Cependant, l’UE ne dispose toujours pas d’une définition juridique claire de l’écoblanchiment. Le secteur l’a réclamée à maintes reprises, mais c’est une question que l’UE souhaite aborder lors de la révision de son cadre pour le financement durable. Pourtant, à l’instar de leurs homologues américains et australiens, les régulateurs européens ont déjà le pouvoir de sévir si les entreprises utilisent des informations trompeuses pour commercialiser leurs produits.
La directive européenne sur les marchés d’instruments financiers (Markets in Financial Instruments Directive, MiFID) a fixé une règle à ce sujet. En septembre, la Securities and Exchange Commission américaine a utilisé une règle similaire pour imposer une amende de 19 millions de dollars au gestionnaire d’actifs allemand DWS pour des allégations marketing inexactes concernant certains de ses fonds d’investissement. L’été dernier, le régulateur australien ASIC a infligé une amende de 140 000 dollars australiens au gestionnaire de fonds américain Vanguard pour des publications « inexactes et trompeuses » concernant des exclusions ESG.
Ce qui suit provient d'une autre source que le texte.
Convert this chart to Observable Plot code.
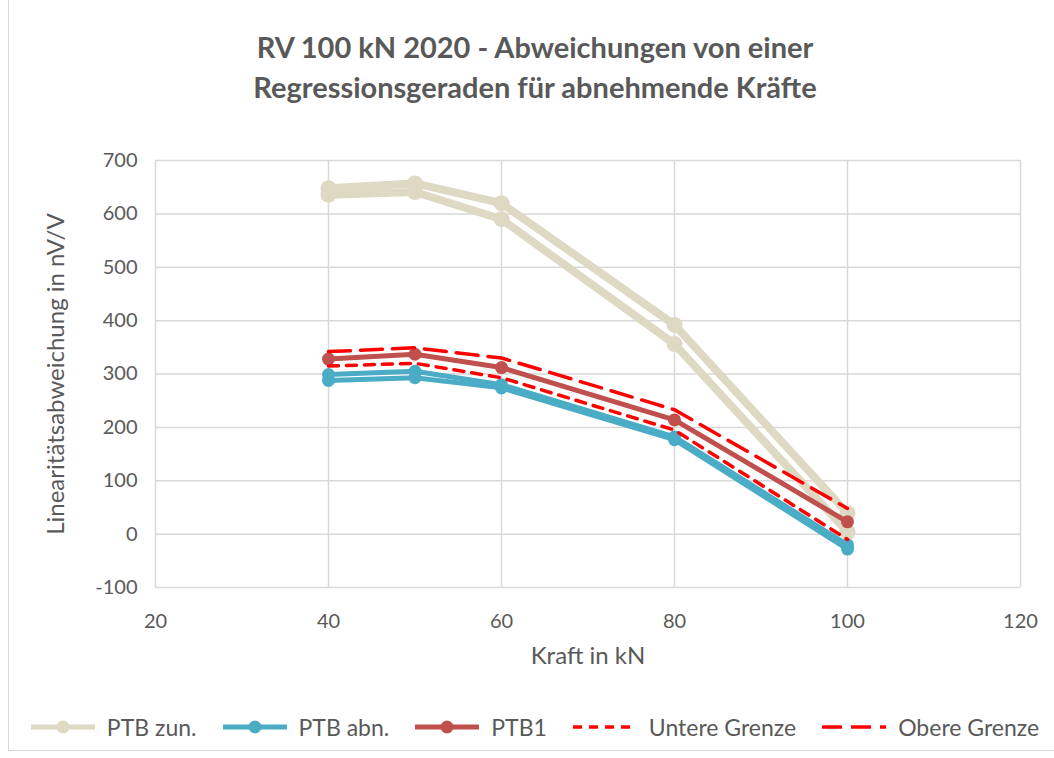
<!DOCTYPE html>
<html>
<head>
<meta charset="utf-8">
<script src="https://cdn.jsdelivr.net/npm/d3@7"></script>
<script src="https://cdn.jsdelivr.net/npm/@observablehq/plot@0.6"></script>
<style>
  html, body { margin: 0; padding: 0; background: #fff; }
  body { width: 1054px; height: 758px; position: relative; overflow: hidden; font-family: Lato, "Open Sans", sans-serif; }
  #border { position: absolute; left: 8px; top: -2px; width: 1060px; height: 753px; border: 1px solid #d9d9d9; box-sizing: border-box; pointer-events: none; }
  #title { position: absolute; left: 0; top: 27px; width: 1070px; text-align: center; color: #595959; font-size: 29px; font-weight: bold; line-height: 40px; }
  #chart { position: absolute; left: 0; top: 110px; }
  #legend { position: absolute; left: 0; top: 713px; width: 1070px; display: flex; justify-content: center; align-items: center; color: #595959; font-size: 23px; }
  .item { display: flex; align-items: center; margin: 0 13px; }
  .item svg { margin-right: 12px; }
</style>
</head>
<body>
<div id="border"></div>
<div id="title">RV 100 kN 2020 - Abweichungen von einer<br>Regressionsgeraden für abnehmende Kräfte</div>
<div id="chart"></div>
<div id="legend"></div>
<script>
// ---- data ----
const forces   = [40, 50, 60, 80, 100];
const ptbZunA  = [648, 657, 620, 392, 39];
const ptbZunB  = [636, 641, 590, 356, 4];
const ptbAbnA  = [299, 305, 280, 182, -20];
const ptbAbnB  = [288, 293, 274, 177, -28];
const ptb1     = [328, 337, 312, 214, 23];
const untere   = [315, 320, 293, 195, -10];
const obere    = [342, 349, 330, 233, 48];
const xTicks   = [20, 40, 60, 80, 100, 120];
const yTicks   = [-100, 0, 100, 200, 300, 400, 500, 600, 700];
const xLabel = "Kraft in kN";
const yLabel = "Linearitätsabweichung in nV/V";
const seriesNames = ["PTB zun.", "PTB abn.", "PTB1", "Untere Grenze", "Obere Grenze"];
const colors = {"PTB zun.": "#ddd9c3", "PTB abn.": "#4bacc6", "PTB1": "#c0504d", "Untere Grenze": "#ff0000", "Obere Grenze": "#ff0000"};

const toRows = (vals, series, run) => forces.map((f, i) => ({x: f, y: vals[i], series, run}));
const zun = [...toRows(ptbZunA, "PTB zun.", "a"), ...toRows(ptbZunB, "PTB zun.", "b")];
const abn = [...toRows(ptbAbnA, "PTB abn.", "a"), ...toRows(ptbAbnB, "PTB abn.", "b")];
const p1 = toRows(ptb1, "PTB1", "a");
const unt = toRows(untere, "Untere Grenze", "a");
const obe = toRows(obere, "Obere Grenze", "a");

const chart = Plot.plot({
  width: 1054,
  height: 580,
  marginLeft: 155,
  marginRight: 34,
  marginTop: 50,
  marginBottom: 103,
  style: {fontFamily: "Lato, 'Open Sans', sans-serif", color: "#595959", background: "transparent"},
  x: {domain: [20, 120]},
  y: {domain: [-100, 700]},
  marks: [
    Plot.gridX(xTicks, {stroke: "#d9d9d9", strokeOpacity: 1, strokeWidth: 1.5}),
    Plot.gridY(yTicks, {stroke: "#d9d9d9", strokeOpacity: 1, strokeWidth: 1.5}),
    Plot.axisX(xTicks, {tickSize: 0, tickPadding: 26, fontSize: 20, fill: "#595959", tickFormat: d => String(d), label: null}),
    Plot.axisY(yTicks, {tickSize: 0, tickPadding: 18, fontSize: 20, fill: "#595959", tickFormat: d => String(d), label: null}),
    Plot.text([xLabel], {text: d => d, frameAnchor: "bottom", textAnchor: "middle", dy: 76, fontSize: 24, fill: "#595959"}),
    Plot.text([yLabel], {text: d => d, frameAnchor: "left", textAnchor: "middle", dx: -99, rotate: -90, fontSize: 24, fill: "#595959"}),
    Plot.line(zun, {x: "x", y: "y", z: "run", stroke: colors["PTB zun."], strokeWidth: 8}),
    Plot.dot(zun, {x: "x", y: "y", r: 8, fill: colors["PTB zun."]}),
    Plot.line(abn, {x: "x", y: "y", z: "run", stroke: colors["PTB abn."], strokeWidth: 5}),
    Plot.dot(abn, {x: "x", y: "y", r: 6.5, fill: colors["PTB abn."]}),
    Plot.line(p1, {x: "x", y: "y", stroke: colors["PTB1"], strokeWidth: 5}),
    Plot.dot(p1, {x: "x", y: "y", r: 6.5, fill: colors["PTB1"]}),
    Plot.line(unt, {x: "x", y: "y", stroke: colors["Untere Grenze"], strokeWidth: 3.5, strokeDasharray: "10,8"}),
    Plot.line(obe, {x: "x", y: "y", stroke: colors["Obere Grenze"], strokeWidth: 3.5, strokeDasharray: "22,10"})
  ]
});
document.getElementById("chart").appendChild(chart);

// legend
const legend = document.getElementById("legend");
const dashes = {"Untere Grenze": "9,7", "Obere Grenze": "20,9"};
for (const name of seriesNames) {
  const item = document.createElement("div");
  item.className = "item";
  const ns = "http://www.w3.org/2000/svg";
  const svg = document.createElementNS(ns, "svg");
  svg.setAttribute("width", 64); svg.setAttribute("height", 20);
  const line = document.createElementNS(ns, "line");
  line.setAttribute("x1", 0); line.setAttribute("x2", 64);
  line.setAttribute("y1", 10); line.setAttribute("y2", 10);
  line.setAttribute("stroke", colors[name]);
  line.setAttribute("stroke-width", dashes[name] ? 3.5 : 5);
  if (dashes[name]) line.setAttribute("stroke-dasharray", dashes[name]);
  svg.appendChild(line);
  if (!dashes[name]) {
    const c = document.createElementNS(ns, "circle");
    c.setAttribute("cx", 32); c.setAttribute("cy", 10); c.setAttribute("r", 6.5);
    c.setAttribute("fill", colors[name]);
    svg.appendChild(c);
  }
  item.appendChild(svg);
  const t = document.createElement("span");
  t.textContent = name;
  item.appendChild(t);
  legend.appendChild(item);
}
</script>
</body>
</html>
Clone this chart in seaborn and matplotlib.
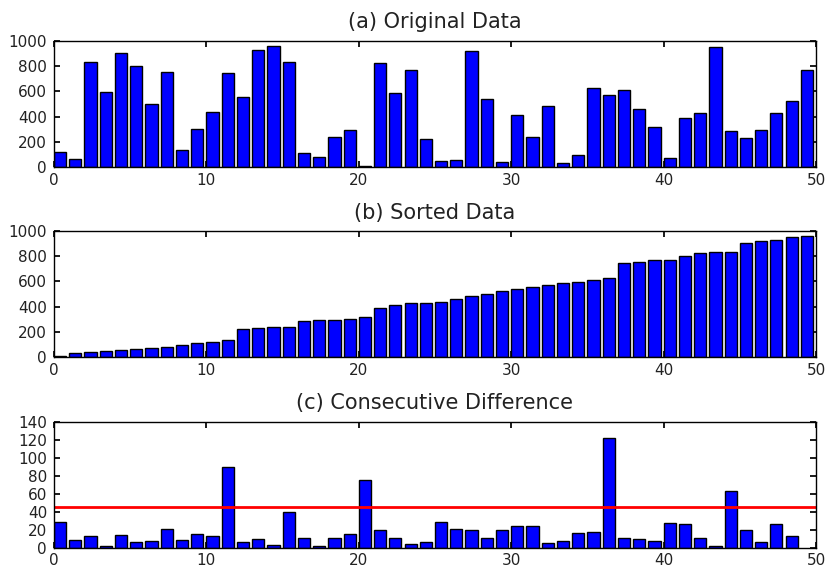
import numpy as np
import matplotlib
matplotlib.use("Agg")
import matplotlib.pyplot as plt
import seaborn as sns

# values
original = [121, 66, 834, 594, 902, 802, 501, 752, 132, 301, 435, 744, 559, 929, 960, 834,
            108, 82, 240, 290, 5, 826, 586, 768, 224, 50, 58, 921, 536, 40, 414, 240,
            485, 32, 98, 625, 575, 610, 459, 317, 74, 390, 425, 953, 282, 232, 290, 425,
            520, 768]
sorted_vals = [5, 32, 40, 50, 58, 66, 74, 82, 98, 108, 121, 132, 224, 232, 240, 240,
               282, 290, 290, 301, 317, 390, 414, 425, 425, 435, 459, 485, 501, 520, 536,
               559, 575, 586, 594, 610, 625, 744, 752, 768, 768, 802, 826, 834, 834, 902,
               921, 929, 953, 960]
diffs = [28, 8, 13, 1.5, 14, 6, 7, 21, 8, 15, 13, 89, 6, 9, 2.5, 40, 10.5, 1.5, 10.5, 15,
         75, 20, 10.5, 3.5, 6, 28, 21, 19, 10.5, 19, 23.5, 23.5, 4.5, 7, 16.5, 17.5, 122,
         11, 9.5, 7, 27, 26, 11, 1.5, 63, 20, 6, 26, 13]
threshold = 45
titles = ["(a) Original Data", "(b) Sorted Data", "(c) Consecutive Difference"]

sns.set_theme(style="ticks", rc={
    "xtick.direction": "in", "ytick.direction": "in",
    "xtick.top": True, "ytick.right": True,
    "xtick.major.size": 4, "ytick.major.size": 4,
    "xtick.major.pad": 4, "ytick.major.pad": 5,
    "axes.edgecolor": "black", "axes.linewidth": 1.0,
})
plt.rcParams["font.family"] = ["DejaVu Sans"]

fig = plt.figure(figsize=(8.26, 5.67), dpi=100)
left, width = 54 / 826, 762 / 826
tops = [41, 231, 421.5]
height = 126 / 567

series = [original, sorted_vals, diffs]
ylims = [(0, 1000), (0, 1000), (0, 140)]
yticks = [np.arange(0, 1001, 200), np.arange(0, 1001, 200), np.arange(0, 141, 20)]

for k in range(3):
    ax = fig.add_axes([left, 1 - tops[k] / 567 - height, width, height])
    vals = series[k]
    # classic edge-aligned bars: bar i covers [i, i+0.8]
    xpos = np.arange(len(vals)) + 0.4
    sns.barplot(x=xpos, y=vals, native_scale=True, orient="x", color="#0000ff",
                saturation=1, edgecolor="black", linewidth=1, width=0.8, ax=ax)
    if k == 2:
        ax.axhline(threshold, color="red", linewidth=2)
    ax.set_xlim(0, 50)
    ax.set_ylim(*ylims[k])
    ax.set_xticks([0, 10, 20, 30, 40, 50])
    ax.set_yticks(yticks[k])
    ax.tick_params(labelsize=11, colors="black", labelcolor="#222222")
    ax.set_xlabel("")
    ax.set_ylabel("")
    ax.set_title(titles[k], fontsize=15, color="#222222", pad=9)

fig.savefig("out.png", dpi=100, facecolor="white")
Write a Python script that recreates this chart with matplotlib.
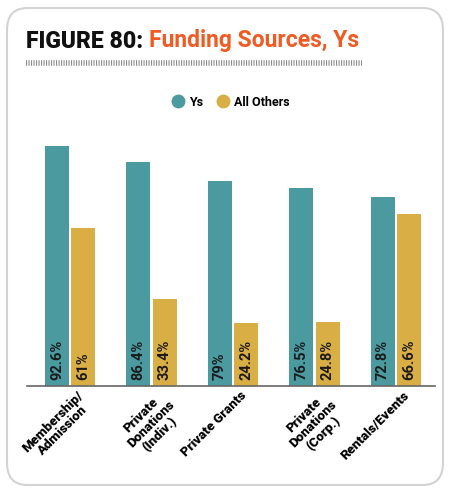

Pas de poursuites dans l’UE
Cependant, aucun cas d’écoblanchiment n’a été soumis aux autorités répressives au sein de l’UE, rapporte l’ESMA. Le rapport final sur le greenwashing compile les retours reçus des 27 autorités nationales de régulation des marchés qui font partie du réseau européen de surveillance. L’AEMF n’a pas mentionné les noms des pays et des entreprises impliqués.
Un seul régulateur national a identifié des cas avérés d’écoblanchiment, tandis que 13 pays ont signalé des cas potentiels. Dans quatre pays, une définition peu claire de l’« investissement durable », telle qu’elle figure dans le Règlement sur a publication d’informations en matière de durabilité dans les services financiers, a été signalée comme « un défi » pour l’identification de l’écoblanchiment.
Dans neuf pays, les régulateurs ont demandé aux gestionnaires d’actifs de modifier leurs informations relatives à la durabilité, y compris les noms des fonds, les méthodologies et les processus d’investissement. Un seul régulateur a demandé à deux gestionnaires de fonds de « prendre des mesures immédiates » et de modifier les informations figurant sur leur site Web. Dans deux pays, des ordonnances ont été émises à l’encontre de sociétés d’investissement.
Moyens insuffisants
L’autorité a indiqué que les autorités de surveillance « renforcent leurs capacités et leur expertise en matière de durabilité » grâce à des programmes de formation, du personnel supplémentaire, la coopération avec les agences nationales compétentes et au dialogue avec des organisations non gouvernementales. « Cependant, la plupart des autorités nationales de surveillance estiment que leurs moyens ne sont pas suffisants », déclare l’autorité.
Dans l’ensemble de l’UE, les autorités nationales de surveillance ont affecté environ 92 équivalents temps plein (ETP) aux questions de durabilité, soit une moyenne de 3,2 ETP par régulateur. Cela varie de 35 ETP chez un régulateur à 0,25 ETP chez trois autres.
Le rapport de l’AEMF montre également de grandes disparités entre les régulateurs nationaux en ce qui concerne l’accès aux données ESG. Dix régulateurs nationaux déclarent disposer de suffisamment données ESG, tandis que 17 rencontrent des problèmes. « Il est important de noter que les points de vue divergents des régulateurs nationaux sur les besoins en matière de données semblent refléter les différentes pratiques de surveillance », déclare l’AEMF.
L’Autorité bancaire européenne (ABE) et l’Autorité européenne des assurances et des pensions professionnelles (AEAPP) ont également publié mardi des rapports sur le greenwashing dans leurs secteurs respectifs. Selon l’ABE, le nombre de cas présumés d’écoblanchiment dans l’UE a augmenté de 26 % en 2023 par rapport à 2022, en raison d’une communication accrue sur les produits liés à la durabilité.